Release Date: August 14th
Box Office: $3,769,990
Shane Black, like him or hate him, really did help change the game when it came to screenwriting. He still has the second most expensive script ever after bagging $4m for The Long Kiss Goodnight (1996) and by this stage of the 80s had already made his mark with the genre redefining action thrillers with Lethal Weapon (1986).
But action films weren’t the only genre that he was working on, oh no. He also took a run at mashing up horror films with buddy comedies and The Goonies (1985) style adventure films with The Monster Squad (1987).
Now, we have already had one go at vampires this year with The Lost Boys (1987), a film that helped point the direction for where Vampire films were going to go. That is, lots of brooding and teen angst. Monster Squad takes a different run at it by jumping straight into the Universal Monsters lake.
The Universal Monster films are all from a sequence of releases from the 30s and 40s. They are immensely important works because each one essentially defined a Monster in popular culture pretty much to this day. Why does Frankenstein’s Monster have a flat head and bolts in his neck? Because of Frankenstein (1933). Where do most of the rules about killing Werewolves come from? That’ll be The Wolfman (1938). And why does Dracula have a cape and widows peak hair? Because of how Bela Lugosi played him in Dracula (1931).
Those images seared themselves into popular culture in a way only a few things do, which is how we end up with The Monster Squad using these archetypes.
The film essentially picks them up out of the old films and drops them into (then) modern day America. The film’s plot revolves around an amulet that, one day every so many years, can be destroyed. This amulet can also be used to banish evil from the world which is why Dracula would quite like to destroy it and the good guys want it safe. After Van Helsing fails to banish Dracula the last time this opportunity came along, Dracula lays low till he has another chance to destroy it.

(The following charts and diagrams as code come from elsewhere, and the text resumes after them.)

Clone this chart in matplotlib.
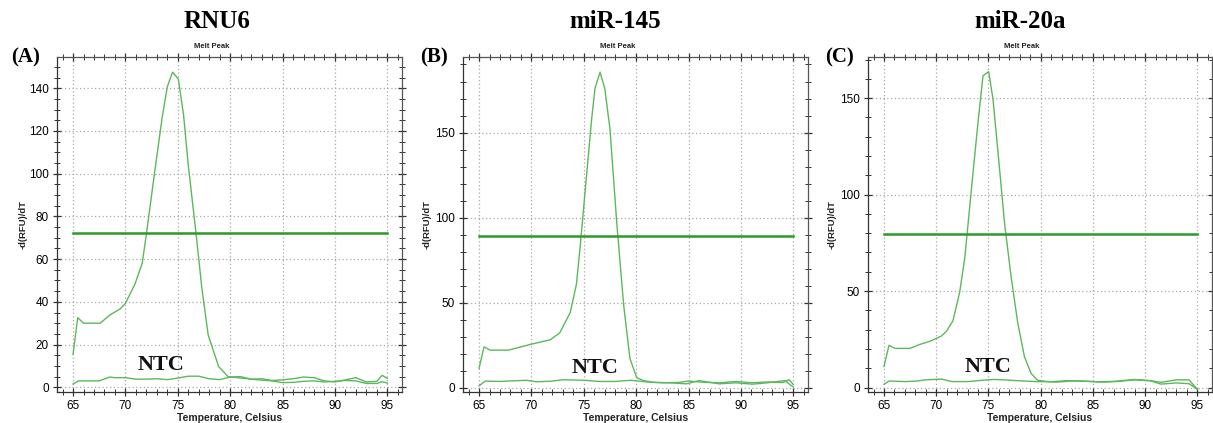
import matplotlib
matplotlib.use("Agg")
import matplotlib.pyplot as plt
from matplotlib.ticker import MultipleLocator

plt.rcParams['font.family'] = ['Liberation Sans', 'DejaVu Sans']

# ---------------- data ----------------
panel_titles = ["RNU6", "miR-145", "miR-20a"]
panel_letters = ["(A)", "(B)", "(C)"]

# Panel A (RNU6)
a_peak_t = [65, 65.45, 66.0, 67.6, 68.5, 69.5, 70.0, 70.9, 71.6, 72.0, 72.8, 73.5, 74.0, 74.5, 75.05,
            75.55, 76.0, 76.75, 77.3, 77.9, 78.9, 79.8, 80.5, 81.3, 82.0, 82.9, 84.0, 85.0, 86.0, 87.0,
            88.0, 89.0, 90.0, 91.0, 92.0, 93.0, 94.0, 94.5, 95.0]
a_peak_v = [15.4, 32.6, 30.0, 30.0, 33.8, 36.7, 39.3, 48.2, 58.0, 71.6, 101, 126, 140.7, 147.5, 144.3,
            127.5, 104, 71.6, 46.3, 24.5, 9.7, 5.0, 4.6, 4.2, 3.8, 3.4, 3.0, 2.2, 2.3, 2.8,
            3.0, 2.5, 2.8, 3.2, 3.0, 1.8, 1.8, 2.6, 2.0]
a_ntc_t = [65, 65.5, 66, 67.5, 68.5, 69, 70, 71, 72, 73, 74, 75, 76, 77, 78, 79, 80, 81, 82, 83, 84,
           85, 86, 87, 88, 89, 90, 91, 92, 93, 94, 94.5, 95]
a_ntc_v = [1.5, 3.0, 3.0, 3.0, 4.8, 4.5, 4.5, 3.8, 3.8, 4.0, 3.6, 4.3, 5.2, 5.2, 4.0, 3.6, 4.8, 5.0,
           3.8, 4.0, 3.2, 3.5, 4.0, 4.8, 4.5, 3.0, 2.5, 3.5, 4.5, 2.5, 2.8, 5.6, 4.2]
a_threshold = 72

# Panel B (miR-145)
b_peak_t = [65, 65.48, 66.05, 67.8, 70.0, 71.8, 72.7, 73.7, 74.3, 74.65, 75.2, 75.75, 76.07, 76.55,
            77.0, 77.5, 78.15, 78.8, 79.4, 80.05, 80.7, 81.6, 83.2, 84.8, 86.0, 87.9, 89.5, 91.1,
            92.5, 94.2, 94.7, 95.0]
b_peak_v = [11.5, 24.1, 22.2, 22.2, 25.7, 28.3, 32.3, 44.2, 61, 82.8, 120.5, 158, 176, 185.5,
            176, 152, 96.7, 49, 17.4, 6.0, 4.3, 3.3, 3.0, 2.4, 4.3, 2.4, 3.0, 2.2,
            3.0, 4.3, 1.8, 0.6]
b_ntc_t = [65, 65.6, 67, 68.5, 69.5, 70.5, 72, 73, 75, 76.5, 78, 79.5, 81, 82.5, 84, 85, 86.5,
           88, 89.5, 91, 92.5, 94, 94.6, 95]
b_ntc_v = [1.2, 4.0, 3.8, 4.2, 4.5, 3.6, 4.0, 4.8, 4.5, 3.8, 3.8, 4.5, 3.5, 3.0, 3.2, 4.0, 3.3,
           3.0, 3.8, 3.0, 3.5, 3.2, 4.8, 2.0]
b_threshold = 89.5

# Panel C (miR-20a)
c_peak_t = [65, 65.48, 66.05, 67.5, 68.4, 69.4, 70.5, 71.0, 71.6, 72.25, 72.73, 73.36, 74.0, 74.48,
            75.02, 75.43, 75.92, 76.55, 77.19, 77.8, 78.44, 79.07, 79.7, 80.5, 81.5, 83, 84.5,
            86, 87.5, 89, 90.5, 91.5, 93, 94.2, 95]
c_peak_v = [10.9, 21.9, 20.3, 20.3, 22.3, 24.0, 26.7, 29.3, 34.6, 49.5, 67, 102.3, 137.4, 161.6,
            163.7, 149.7, 121.6, 84.7, 56.6, 33.7, 16.1, 7.4, 3.8, 3.2, 2.8, 3.4, 3.2,
            2.8, 3.2, 4.0, 3.5, 1.8, 2.4, 2.0, -0.9]
c_ntc_t = [65, 65.5, 67, 68, 69, 70.5, 71.5, 73, 74.5, 75.5, 76.5, 78, 79.5, 81, 82.5, 84, 85.5,
           87, 89, 90.5, 91.5, 93, 94.2, 95]
c_ntc_v = [1.7, 3.4, 3.1, 3.3, 4.0, 4.4, 3.1, 3.1, 3.8, 4.2, 4.0, 3.5, 3.1, 3.0, 3.6, 3.4, 3.0,
           3.2, 4.2, 3.6, 2.7, 4.0, 4.0, -0.9]
c_threshold = 79.4

ntc_label = "NTC"
ntc_pos = [(73.4, 10.4), (76.1, 11.5), (75.0, 10.9)]

y_limits = [(-2.2, 154.6), (-2.4, 194.4), (-2.3, 171.3)]
y_major = [20, 50, 50]
y_minor = [5, 10, 10]
x_limits = (63.47, 96.4)

# ---------------- layout ----------------
W, H = 1213, 423
fig = plt.figure(figsize=(W / 100, H / 100), dpi=100)

axes_px = [(57, 402), (463, 808), (868, 1212)]  # left/right in px
top_px, bot_px = 57, 392
title_x_px = [217, 615, 1020]
letter_x_px = [26, 434, 840]
ylabel_x_px = [23, 427, 832]

curve_color = "#5cb85c"
thr_color = "#2a9a2a"

peaks = [(a_peak_t, a_peak_v), (b_peak_t, b_peak_v), (c_peak_t, c_peak_v)]
ntcs = [(a_ntc_t, a_ntc_v), (b_ntc_t, b_ntc_v), (c_ntc_t, c_ntc_v)]
thresholds = [a_threshold, b_threshold, c_threshold]

for i in range(3):
    l, r = axes_px[i]
    ax = fig.add_axes([l / W, 1 - bot_px / H, (r - l) / W, (bot_px - top_px) / H])
    pt, pv = peaks[i]
    nt, nv = ntcs[i]
    ax.plot(nt, nv, color=curve_color, lw=1.0)
    ax.plot(pt, pv, color=curve_color, lw=1.0)
    ax.plot([65, 95], [thresholds[i], thresholds[i]], color=thr_color, lw=1.8)
    ax.set_xlim(*x_limits)
    ax.set_ylim(*y_limits[i])
    ax.xaxis.set_major_locator(MultipleLocator(5))
    ax.xaxis.set_minor_locator(MultipleLocator(1))
    ax.yaxis.set_major_locator(MultipleLocator(y_major[i]))
    ax.yaxis.set_minor_locator(MultipleLocator(y_minor[i]))
    ax.grid(True, which="major", color="#a8a8a8", linestyle=(0, (1, 2)), lw=0.9)
    ax.tick_params(which="major", direction="inout", length=6, width=0.9, color="#333333",
                   labelsize=8.5, top=True, right=True, pad=3)
    ax.tick_params(which="minor", direction="inout", length=4, width=0.7, color="#333333",
                   top=True, right=True)
    for s in ax.spines.values():
        s.set_color("#555555")
        s.set_linewidth(0.9)
    ax.spines["left"].set_color("#333333")
    ax.spines["bottom"].set_color("#333333")
    ax.set_xticks(range(65, 96, 5))
    ax.text(ntc_pos[i][0], ntc_pos[i][1], ntc_label, ha="center", va="center",
            fontsize=16, fontweight="bold", family="Liberation Serif", color="#111111")

    cx = (l + r) / 2
    fig.text(title_x_px[i] / W, 1 - 22 / H, panel_titles[i], ha="center", va="center",
             fontsize=18, fontweight="bold", family="Liberation Serif")
    fig.text(letter_x_px[i] / W, 1 - 57 / H, panel_letters[i], ha="center", va="center",
             fontsize=15, fontweight="bold", family="Liberation Serif")
    fig.text((cx - 18) / W, 1 - 46.5 / H, "Melt Peak", ha="center", va="center",
             fontsize=5.5, fontweight="bold", color="#222222")
    fig.text(ylabel_x_px[i] / W, 1 - 224 / H, "-d(RFU)/dT", ha="center", va="center",
             rotation=90, fontsize=6.8, fontweight="bold", color="#222222")
    fig.text((cx + 0) / W, 1 - 418 / H, "Temperature, Celsius", ha="center", va="center",
             fontsize=7.5, fontweight="bold", color="#222222")

fig.savefig("out.png", dpi=100)
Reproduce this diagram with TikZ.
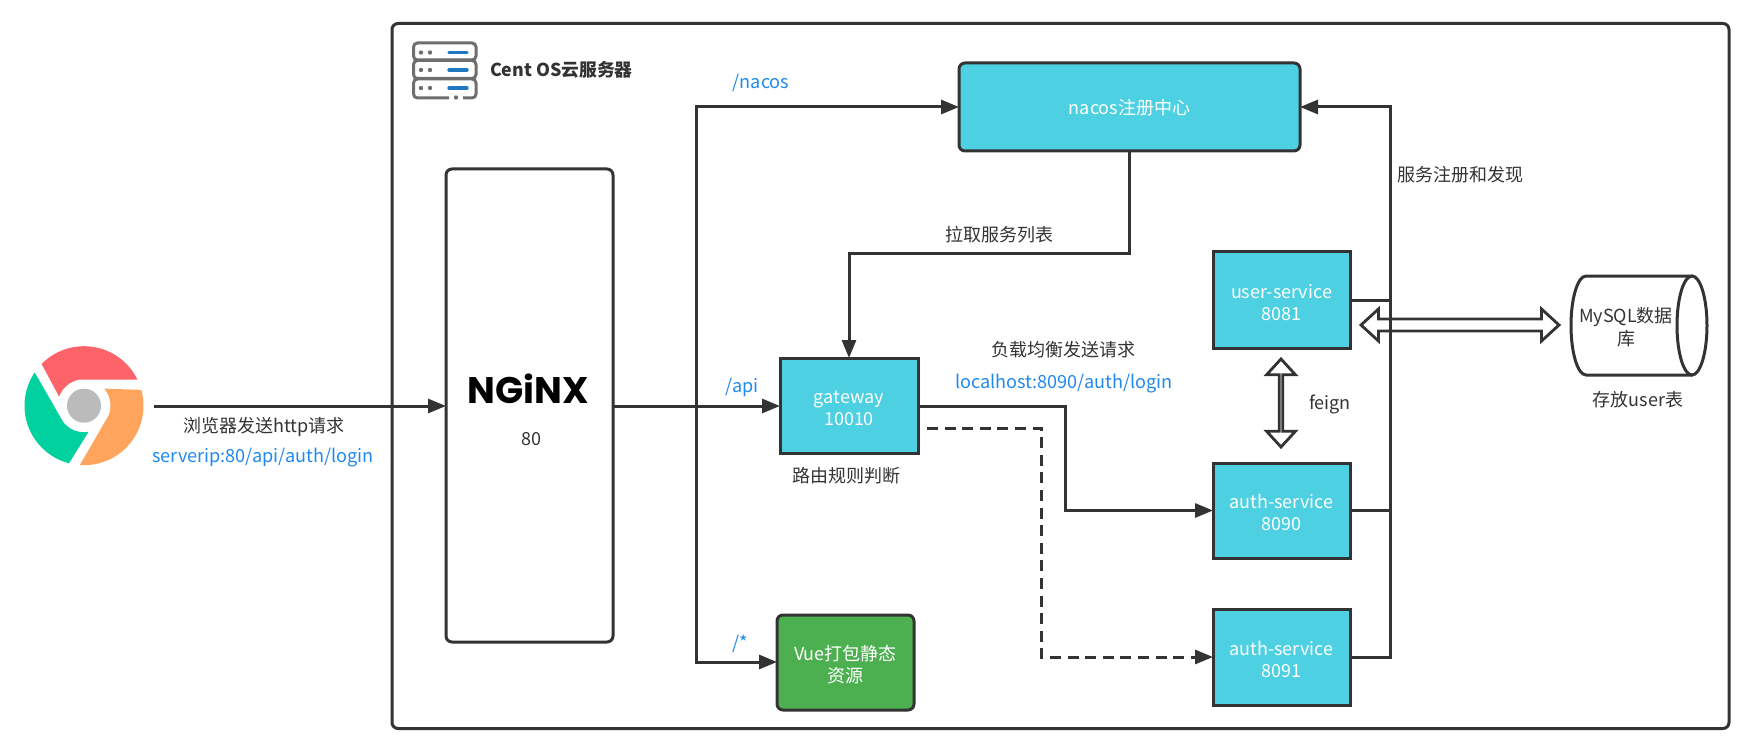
\documentclass[tikz,border=0pt]{standalone}
\usepackage{fontspec}
\setmainfont{Noto Sans CJK SC}
\newfontfamily\logofont{Poppins}[BoldFont=* Bold]
\usetikzlibrary{arrows.meta,shapes.geometric,shapes.arrows,calc}
\definecolor{edgec}{HTML}{333333}
\definecolor{cyanf}{HTML}{4DD0E1}
\definecolor{greenf}{HTML}{4CAF50}
\definecolor{bluet}{HTML}{2088EE}
\definecolor{iconc}{HTML}{6E6E6E}
\definecolor{iconb}{HTML}{1E78C2}
\newcommand\boxstrut{\rule{0pt}{9.2pt}}
\tikzset{
  x=0.5pt,y=-0.5pt,
  every node/.style={font=\fontsize{9}{11.2}\selectfont,text=edgec,align=center,inner sep=0pt,outer sep=0pt,text depth=0pt},
  boxc/.style={draw=edgec,line width=1.5pt,fill=#1,text=white,anchor=north west},
  link/.style={draw=edgec,line width=1.5pt,-{Triangle[length=9pt,width=7pt]}},
  plainlink/.style={draw=edgec,line width=1.5pt},
  bluelabel/.style={text=bluet,font=\fontsize{9.05}{11.2}\selectfont},
  dbl/.style={draw=edgec,line width=1.4pt,double arrow,inner ysep=2.3pt,inner xsep=0pt,double arrow head extend=5pt,double arrow tip angle=85,minimum width=14.5pt}
}
\begin{document}
\begin{tikzpicture}
\useasboundingbox (0,0) rectangle (1753,749);
% frame
\node[draw=edgec,line width=1.5pt,rounded corners=3pt,anchor=north west,minimum width=668.5pt,minimum height=352.5pt] (frame) at (392,23.5) {};
% server icon
\begin{scope}[line width=1.5pt]
\draw[iconc,rounded corners=2pt] (413.5,43) rectangle (476,60);
\draw[iconc,rounded corners=2pt] (413.5,60.5) rectangle (476,78.5);
\draw[iconc,rounded corners=2pt] (449,98) -- (413.5,98) -- (413.5,79) -- (476,79) -- (476,98) -- (463,98);
\foreach \yy in {52.5,70,88}{
  \fill[iconc] (421,\yy) circle (1.1pt) (430,\yy) circle (1.1pt);
  \draw[iconb,line cap=round,line width=1.7pt] (449,\yy) -- (467,\yy);
}
\fill[iconc] (456,97.5) circle (1.1pt);
\end{scope}
\node[anchor=west,font=\fontsize{8.9}{12}\selectfont\bfseries] (title) at (490,69) {Cent OS云服务器};
% chrome icon
\begin{scope}[shift={(84,405.7)},x=0.5pt,y=0.5pt]
\fill[fill={rgb,255:red,255;green,99;blue,106}] (135.4:59.5) arc[start angle=135.4,end angle=26,radius=59.5] -- (99:26.5) arc[start angle=99,end angle=160,radius=26.5] -- cycle;
\fill[fill={rgb,255:red,255;green,164;blue,92},rotate=-120] (135.4:59.5) arc[start angle=135.4,end angle=26,radius=59.5] -- (99:26.5) arc[start angle=99,end angle=160,radius=26.5] -- cycle;
\fill[fill={rgb,255:red,0;green,209;blue,159},rotate=-240] (135.4:59.5) arc[start angle=135.4,end angle=26,radius=59.5] -- (99:26.5) arc[start angle=99,end angle=160,radius=26.5] -- cycle;
\fill[fill={rgb,255:red,187;green,187;blue,187}] (0,0) circle[radius=17];
\end{scope}
\coordinate (browser) at (153.5,406);
% boxes
\node[draw=edgec,line width=1.5pt,rounded corners=3pt,anchor=north west,minimum width=83.5pt,minimum height=236.5pt] (nginx) at (446,169) {};
\node[font=\fontsize{18.5}{20}\selectfont\logofont\bfseries,text=black] (nginxlogo) at (528,389) {NGiNX};
\node (port) at (531,439) {80};
\node[boxc=cyanf,rounded corners=3pt,minimum width=170.5pt,minimum height=44pt] (nacos) at (959,63) {nacos注册中心};
\node[boxc=cyanf,minimum width=69pt,minimum height=47.5pt] (gateway) at (780,358) {\boxstrut gateway\\10010};
\node[boxc=greenf,rounded corners=3pt,minimum width=68.5pt,minimum height=47.5pt] (vue) at (777,615) {\boxstrut Vue打包静态\\资源};
\node[boxc=cyanf,minimum width=68.5pt,minimum height=48pt] (user) at (1213,252) {\boxstrut user-service\\8081};
\node[boxc=cyanf,minimum width=68.5pt,minimum height=47.5pt] (auth1) at (1213,463) {\boxstrut auth-service\\8090};
\node[boxc=cyanf,minimum width=68.5pt,minimum height=48pt] (auth2) at (1213,609) {\boxstrut auth-service\\8091};
% database cylinder
\draw[draw=edgec,line width=1.5pt] (1692,276) -- (1586,276) arc[start angle=90,end angle=270,x radius=7.5pt,y radius=24.75pt] -- (1692,375);
\draw[draw=edgec,line width=1.5pt] (1692,325.5) ellipse[x radius=7.5pt,y radius=24.75pt];
\node (mysql) at (1626,326.5) {MySQL数据\\库};
% connectors
\coordinate (bus) at (696,406);
\coordinate (busnacos) at (696,107);
\coordinate (busvue) at (696,662);
\draw[link] (browser) -- (browser -| nginx.west);
\draw[link] (bus -| nginx.east) -- (bus -| gateway.west);
\draw[link] (bus) -- (busnacos) -- (busnacos -| nacos.west);
\draw[link] (bus) -- (busvue) -- (busvue -| vue.west);
\coordinate (gwout) at (gateway.east |- bus);
\coordinate (a1in) at (1213,510.5);
\draw[link] (gwout) -| (1065,510.5) -- (a1in -| auth1.west);
\coordinate (a2in) at (1213,657);
\coordinate (dashstart) at (927,428);
\draw[link,dash pattern=on 5.5pt off 3.3pt] (dashstart) -| (1041,657) -- (a2in -| auth2.west);
\draw[link] (1129,151) -- (1129,254) -| (849,358);
\coordinate (busr) at (1390,107);
\draw[plainlink] (user.east |- 0,300) -- (1390,300);
\draw[plainlink] (auth1.east |- 0,510.5) -- (1390,510.5);
\draw[link] (auth2.east |- 0,657) -- (1390,657) -- (busr) -- (busr -| nacos.east);
\node[dbl,minimum height=99pt] (dbh) at (1460,325) {};
\node[dbl,minimum height=44pt,shape border rotate=90] (dbv) at (1281,403) {};
% labels
\node[bluelabel] (l1) at (761,81) {/nacos};
\node[bluelabel] (l2) at (742,385) {/api};
\node[bluelabel] (l3) at (740,642) {/*};
\node (l4) at (999,234) {拉取服务列表};
\node (l5) at (1460,174) {服务注册和发现};
\node (l6) at (1063,349) {负载均衡发送请求};
\node[bluelabel] (l7) at (1064,381) {localhost:8090/auth/login};
\node (l8) at (846,475) {路由规则判断};
\node (l9) at (1330,402) {feign};
\node (l10) at (1638,399) {存放user表};
\node (l11) at (264,425) {浏览器发送http请求};
\node[bluelabel] (l12) at (263,455) {serverip:80/api/auth/login};
\end{tikzpicture}
\end{document}
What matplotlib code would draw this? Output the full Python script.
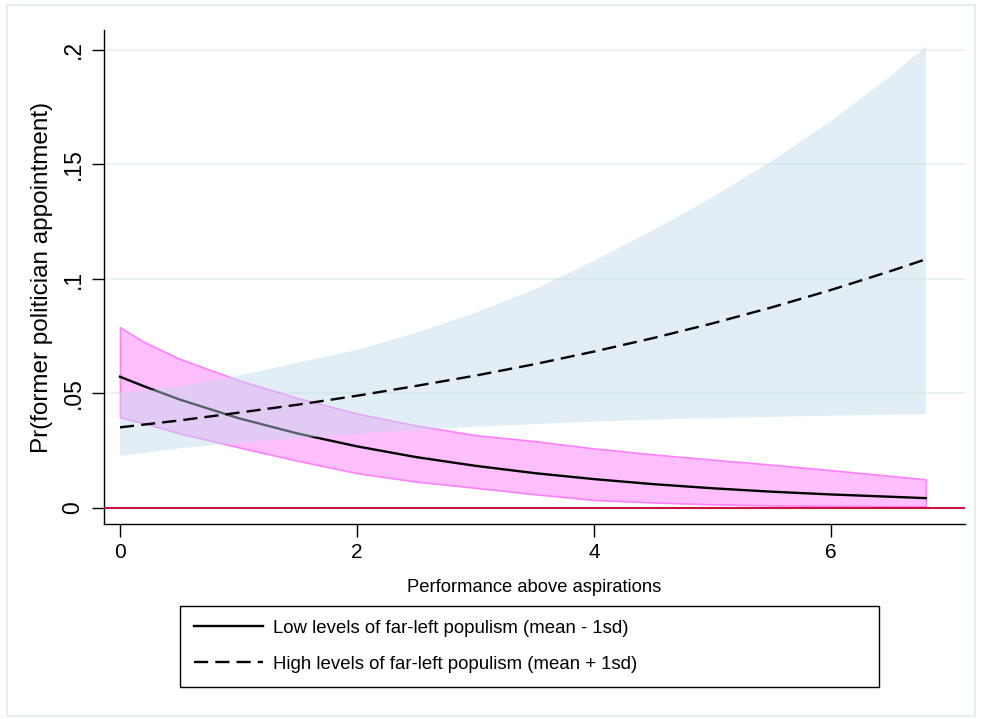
import numpy as np
import matplotlib.pyplot as plt
from matplotlib.patches import Rectangle

plt.rcParams['font.family'] = ['Liberation Sans', 'DejaVu Sans']

# performance above aspirations
x = [0, 0.2, 0.5, 1, 1.5, 2, 2.5, 3, 3.5, 4, 4.5, 5, 5.5, 6, 6.5, 6.8]

# low far-left populism (mean - 1sd)
low = [0.0573, 0.0532, 0.0474, 0.0392, 0.0325, 0.0269, 0.0222, 0.0184,
       0.0152, 0.0126, 0.0104, 0.0086, 0.0071, 0.0059, 0.0049, 0.0043]
low_hi = [0.0789, 0.0726, 0.0652, 0.0558, 0.0480, 0.0412, 0.0360, 0.0318,
          0.0292, 0.0260, 0.0234, 0.0211, 0.0189, 0.0165, 0.0140, 0.0125]
low_lo = [0.0396, 0.0370, 0.0326, 0.0265, 0.0206, 0.0152, 0.0115, 0.0088,
          0.0060, 0.0035, 0.0024, 0.0016, 0.0011, 0.0009, 0.0008, 0.0008]

# high far-left populism (mean + 1sd)
high = [0.0352, 0.0364, 0.0382, 0.0416, 0.0451, 0.0490, 0.0533, 0.0578,
        0.0628, 0.0683, 0.0742, 0.0806, 0.0876, 0.0952, 0.1034, 0.1086]
high_hi = [0.0501, 0.0512, 0.0530, 0.0578, 0.0635, 0.0690, 0.0765, 0.0853,
           0.0955, 0.1079, 0.1213, 0.1357, 0.1515, 0.1690, 0.1885, 0.2015]
high_lo = [0.0227, 0.0240, 0.0260, 0.0285, 0.0305, 0.0325, 0.0342, 0.0355,
           0.0366, 0.0377, 0.0386, 0.0392, 0.0398, 0.0403, 0.0407, 0.0410]

yticks = [0, 0.05, 0.1, 0.15, 0.2]
ylabels = ['0', '.05', '.1', '.15', '.2']
xticks = [0, 2, 4, 6]

fig = plt.figure(figsize=(9.81, 7.19), dpi=100)
# outer frame
fig.patches.append(Rectangle((7/981, 3/719), 968/981, 711/719, transform=fig.transFigure,
                             fill=False, edgecolor='#e6eef0', linewidth=1.5))
ax = fig.add_axes([104/981, 195/719, 861/981, 494/719])

for yt in yticks[1:]:
    ax.axhline(yt, color='#eaf2f3', linewidth=1.5, zorder=0)

ax.fill_between(x, low_lo, low_hi, facecolor='#ffbfff', edgecolor='#ff80ff',
                linewidth=1.2, zorder=1)
ax.plot(x, low, color='black', linewidth=1.7, zorder=2,
        label='Low levels of far-left populism (mean - 1sd)')
ax.fill_between(x, high_lo, high_hi, facecolor=(190/255, 219/255, 233/255), alpha=0.45,
                edgecolor='none', zorder=3)
ax.plot(x, high, color='black', linewidth=1.7, linestyle=(0, (6, 3)), zorder=4,
        label='High levels of far-left populism (mean + 1sd)')
ax.axhline(0, color='#c8143c', linewidth=1.5, zorder=5)

ax.set_xlim(-0.135, 7.13)
ax.set_ylim(-0.007, 0.2087)
ax.set_yticks(yticks)
ax.set_yticklabels(ylabels, rotation=90, va='center')
ax.set_xticks(xticks)
ax.tick_params(axis='both', direction='out', length=9, width=1)
ax.tick_params(axis='y', labelsize=16.5, pad=5)
ax.tick_params(axis='x', labelsize=15, pad=5)
for s in ['top', 'right']:
    ax.spines[s].set_visible(False)
ax.spines['left'].set_linewidth(1)
ax.spines['bottom'].set_linewidth(1)

ax.set_xlabel('Performance above aspirations', fontsize=13.2, labelpad=12)
ax.set_ylabel('Pr(former politician appointment)', fontsize=17.5, labelpad=6)

leg = fig.legend(loc='upper left', bbox_to_anchor=(180/981, 1 - 685/719, 699/981, 79/719),
                 mode='expand', fancybox=False, edgecolor='black', fontsize=13.4,
                 handlelength=3.7, handletextpad=0.55, borderpad=0.75, labelspacing=1.0,
                 borderaxespad=0, framealpha=1)
leg.get_frame().set_linewidth(1)

fig.savefig('out.png', dpi=100)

Once he gets to America he gets his pals together; the Creature From The Black Lagoon, Frankenstein’s monster and a brand new Wolfman. All of these take their look from the original films but are given a new sheen thanks to makeup effects maestro Rick Baker.
The only people standing in the way of The Monster are the eponymous Monster Squad, essentially a bunch of kids. In true Spielbergian fashion, none of the adults believe their story so it’s up to them to sort things out themselves. This is where things start to get a bit post modern: like in The Lost Boys all of the Squad’s knowledge comes from comics and movies. Because how else do you find out how to kill a Vampire?
This is where you get the real Shawn Black-ness of the film with the banter between the various characters. Each one falls into a typical stereotypes of the times (the older bad boy, the fat kid, the nerd etc) but each is given about to them so that they can stand out a bit.
This is also where we hit a bit of a problem with the film with its tone. It’s a horror comedy action mashup but manages to fall between all of these stools. Rather than supporting each other, each tonal aspect of the films tends to undercut the other. So a good scare will have its knees chopped off by a joke and the action has to stop to work in some horror. It’s not bad, it’s just not quite the full sum of its parts. You could compare it to Shaun of The Dead (2005) to see what happens when this works. In that film, the horror makes the jokes funnier which helps with the romance side.
Fred Dekker, as co-writer and director, shouldn’t be chastised for this because what is there is really good. The characters are great, it’s funny and scary enough for you to have a good time. But you can feel that it somehow could have been more.
This maybe explains why it didn’t hit with audiences straight away, instead taking the VHS rental market to make it a cult hit. Yes, the studio did a bad job of marketing it, which they always tend to do with this cross-genre films, but that doesn’t always stop a film from making it big.
The main thing is that film stands as a great piece of work. It works as a companion to the old Universal films (maybe the longest gap between shared universe films?) and doesn’t tarnish the legacy of them at all.
The Monster Squad isn’t the best work of anyone involved but it still remains a great film.